Keeping the stack simple enough to self-host. A platform this capable can easily become impossible to deploy. We invested heavily in the setup experience — npx aladdin-ai gets you running in minutes, with Render and Railway configs for those who want managed hosting.


Accomplishments that we're proud of

  • A genuinely working end-to-end loop: a message arrives in WhatsApp → the agent reads it → updates the CRM → replies via email → logs the interaction in memory. No manual steps.
  • Browser terminal with real SSH access, secured and routed through Traefik, running inside the same platform as the agents.
  • NVIDIA NIM integrated as a first-class provider — not bolted on, but built in from the architecture level.
  • GitHub App that does automated code review powered by NIM — a real productivity tool, not a demo.
  • Released v2.1.8 in under a month of development, with 240+ commits, automated changelog, and CodeQL passing clean.

What we learned

Building a self-hosted platform forces you to think differently than building a SaaS. Every dependency matters more. Every security gap is your user's problem. Every setup step that's too hard means someone doesn't deploy it.

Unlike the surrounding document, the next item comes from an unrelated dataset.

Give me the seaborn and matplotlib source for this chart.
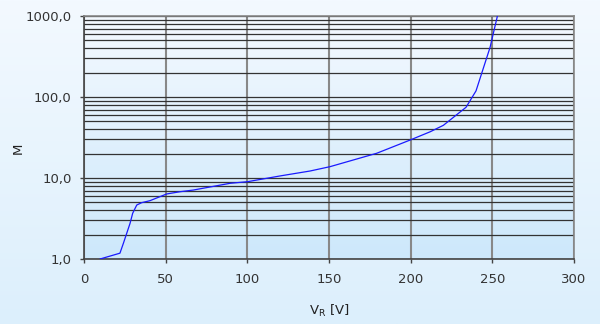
import numpy as np
import pandas as pd
import matplotlib
matplotlib.use("Agg")
import matplotlib.pyplot as plt
import seaborn as sns
from matplotlib.colors import LinearSegmentedColormap
from matplotlib.ticker import FixedLocator, LogLocator, NullFormatter

# Data
v_r = [9.8, 22, 24.1, 28.2, 29.8, 32.3, 35.3, 40.4, 50.6, 58.8, 66.9, 89.4, 100,
       120, 138.4, 150.6, 179.2, 199.6, 211.9, 220, 233.9, 240, 248.6, 250.6, 253.1]
m_gain = [1.0, 1.18, 1.56, 2.76, 3.67, 4.64, 4.96, 5.25, 6.35, 6.77, 7.1, 8.6, 9.0,
          10.6, 12.2, 13.8, 20.2, 29.4, 37.2, 44.7, 74.7, 119, 410, 611, 1000]
x_ticks = [0, 50, 100, 150, 200, 250, 300]
y_ticks = [1, 10, 100, 1000]
y_tick_labels = ["1,0", "10,0", "100,0", "1000,0"]

df = pd.DataFrame({"V": v_r, "M": m_gain})

sns.set_theme(style="white")
plt.rcParams['font.family'] = ['DejaVu Sans']

fig = plt.figure(figsize=(6, 3.24), dpi=100)
fig.patch.set_facecolor("#eaf5fd")

# figure-wide soft gradient
bg = fig.add_axes([0, 0, 1, 1], zorder=-10)
bg.axis("off")
gcmap_fig = LinearSegmentedColormap.from_list("bgf", ["#dceffc", "#f3f9ff"])
bg.imshow(np.linspace(0, 1, 256).reshape(-1, 1), aspect="auto", cmap=gcmap_fig,
          origin="lower", extent=[0, 1, 0, 1])

ax = fig.add_axes([0.14, 0.2006, 0.8167, 0.75])
ax.set_facecolor("none")
gcmap = LinearSegmentedColormap.from_list("bg", ["#cde8fb", "#f4f9ff"])
ax.imshow(np.linspace(0, 1, 256).reshape(-1, 1), aspect="auto", cmap=gcmap,
          origin="lower", extent=[0, 1, 0, 1], transform=ax.transAxes, zorder=0)

sns.lineplot(data=df, x="V", y="M", ax=ax, sort=False, estimator=None,
             color="#1a1aff", linewidth=0.9, zorder=5)

ax.set_yscale("log")
ax.set_xlim(0, 300)
ax.set_ylim(1, 1000)
ax.xaxis.set_major_locator(FixedLocator(x_ticks))
ax.set_xticklabels([str(t) for t in x_ticks])
ax.yaxis.set_major_locator(FixedLocator(y_ticks))
ax.set_yticklabels(y_tick_labels)
ax.yaxis.set_minor_locator(LogLocator(base=10, subs=np.arange(2, 10)))
ax.yaxis.set_minor_formatter(NullFormatter())

ax.grid(True, which="both", axis="y", color="#333333", linewidth=0.9, zorder=1)
ax.grid(True, which="major", axis="x", color="#888888", linewidth=1.5, zorder=1)

for s in ["top", "right"]:
    ax.spines[s].set_color("#888888")
    ax.spines[s].set_linewidth(1.2)
for s in ["left", "bottom"]:
    ax.spines[s].set_color("#444444")
    ax.spines[s].set_linewidth(1.2)

ax.tick_params(axis="both", which="major", direction="out", length=3, width=1,
               color="#444444", labelsize=9.5, labelcolor="#333333")
ax.tick_params(axis="y", which="major", pad=6)
ax.tick_params(axis="x", which="major", pad=7)
ax.tick_params(axis="y", which="minor", length=0)
ax.tick_params(left=True, bottom=True)

ax.set_xlabel(r"V$_\mathregular{R}$ [V]", fontsize=9.5, color="#222222")
ax.set_ylabel("M", fontsize=9.5, color="#222222")
ax.xaxis.set_label_coords(0.5, -0.18)
ax.yaxis.set_label_coords(-0.12, 0.455)

fig.savefig("out.png", dpi=100, facecolor=fig.get_facecolor())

We also learned that the hardest part of multi-agent systems isn't the orchestration logic — it's the edges. What happens when an agent fails mid-task? When an email arrives while another is processing? When a tool call returns unexpected output? Handling those edges gracefully is what separates a demo from a platform.

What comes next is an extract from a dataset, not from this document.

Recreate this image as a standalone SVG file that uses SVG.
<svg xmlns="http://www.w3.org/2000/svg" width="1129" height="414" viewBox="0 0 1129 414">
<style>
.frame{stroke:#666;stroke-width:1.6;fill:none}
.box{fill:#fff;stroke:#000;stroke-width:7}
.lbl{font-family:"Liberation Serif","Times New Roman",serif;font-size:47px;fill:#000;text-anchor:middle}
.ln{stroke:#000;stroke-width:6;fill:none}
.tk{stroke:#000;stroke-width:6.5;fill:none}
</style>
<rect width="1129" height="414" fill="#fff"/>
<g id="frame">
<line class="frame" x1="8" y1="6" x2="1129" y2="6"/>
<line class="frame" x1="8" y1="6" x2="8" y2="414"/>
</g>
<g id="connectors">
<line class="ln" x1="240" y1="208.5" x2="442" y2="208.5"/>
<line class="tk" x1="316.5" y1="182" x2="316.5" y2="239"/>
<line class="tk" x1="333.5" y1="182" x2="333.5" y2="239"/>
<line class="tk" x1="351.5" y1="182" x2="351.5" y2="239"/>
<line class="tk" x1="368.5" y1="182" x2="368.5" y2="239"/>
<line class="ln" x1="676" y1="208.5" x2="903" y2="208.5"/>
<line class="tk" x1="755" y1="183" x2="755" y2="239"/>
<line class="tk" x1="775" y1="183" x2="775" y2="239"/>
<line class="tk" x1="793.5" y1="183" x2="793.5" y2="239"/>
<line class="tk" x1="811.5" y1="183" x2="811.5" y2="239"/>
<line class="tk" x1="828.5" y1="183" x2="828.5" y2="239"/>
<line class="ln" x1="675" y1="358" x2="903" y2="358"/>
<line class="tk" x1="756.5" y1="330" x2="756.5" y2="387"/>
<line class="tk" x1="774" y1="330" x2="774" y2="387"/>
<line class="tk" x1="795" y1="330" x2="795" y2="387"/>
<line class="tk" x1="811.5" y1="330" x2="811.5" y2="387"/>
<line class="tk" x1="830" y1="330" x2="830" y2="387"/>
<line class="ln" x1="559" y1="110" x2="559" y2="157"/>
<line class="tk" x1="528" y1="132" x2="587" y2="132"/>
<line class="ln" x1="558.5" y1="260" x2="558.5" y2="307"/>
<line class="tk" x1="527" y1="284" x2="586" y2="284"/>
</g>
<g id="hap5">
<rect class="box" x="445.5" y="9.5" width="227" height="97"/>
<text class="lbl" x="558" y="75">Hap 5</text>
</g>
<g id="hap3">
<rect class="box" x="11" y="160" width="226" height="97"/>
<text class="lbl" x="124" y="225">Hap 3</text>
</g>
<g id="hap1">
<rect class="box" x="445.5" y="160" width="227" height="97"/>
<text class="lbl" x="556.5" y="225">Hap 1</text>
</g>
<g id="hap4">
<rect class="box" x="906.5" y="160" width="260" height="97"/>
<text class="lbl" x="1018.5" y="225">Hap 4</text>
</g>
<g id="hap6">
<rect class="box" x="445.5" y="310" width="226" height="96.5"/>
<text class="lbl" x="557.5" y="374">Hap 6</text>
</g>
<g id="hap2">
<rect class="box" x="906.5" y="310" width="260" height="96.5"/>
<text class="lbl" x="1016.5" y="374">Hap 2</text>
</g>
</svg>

And practically: NVIDIA NIM has real quirks that aren't in the docs. You find them by building.


What's next for AladdinAI

Excel / spreadsheet integration — agents that can read, write, and analyze Excel and CSV files. This is the missing piece for most small business workflows: inventory tracking, sales reports, price lists. An agent that can receive a spreadsheet by email, process it, and reply with an updated version is genuinely useful for thousands of businesses.

Pre-built agent templates — ready-to-deploy agents for common roles: sales agent, support agent, inventory manager, code reviewer. Lower the barrier for non-technical users who know what they want but don't want to build from scratch.

Simpler onboarding — the current setup is developer-friendly. We want it to be business-owner-friendly too. A guided setup wizard, example workflows, and a one-click demo environment.

NVIDIA Inception Program — we're applying to deepen the NIM integration and explore collaboration with the NVIDIA ecosystem. The combination of self-hosted infrastructure and NIM-powered inference is exactly what enterprises with data sovereignty requirements need.

The goal is simple: any business should be able to run AI agents on their own terms, without giving up control of their data or their stack.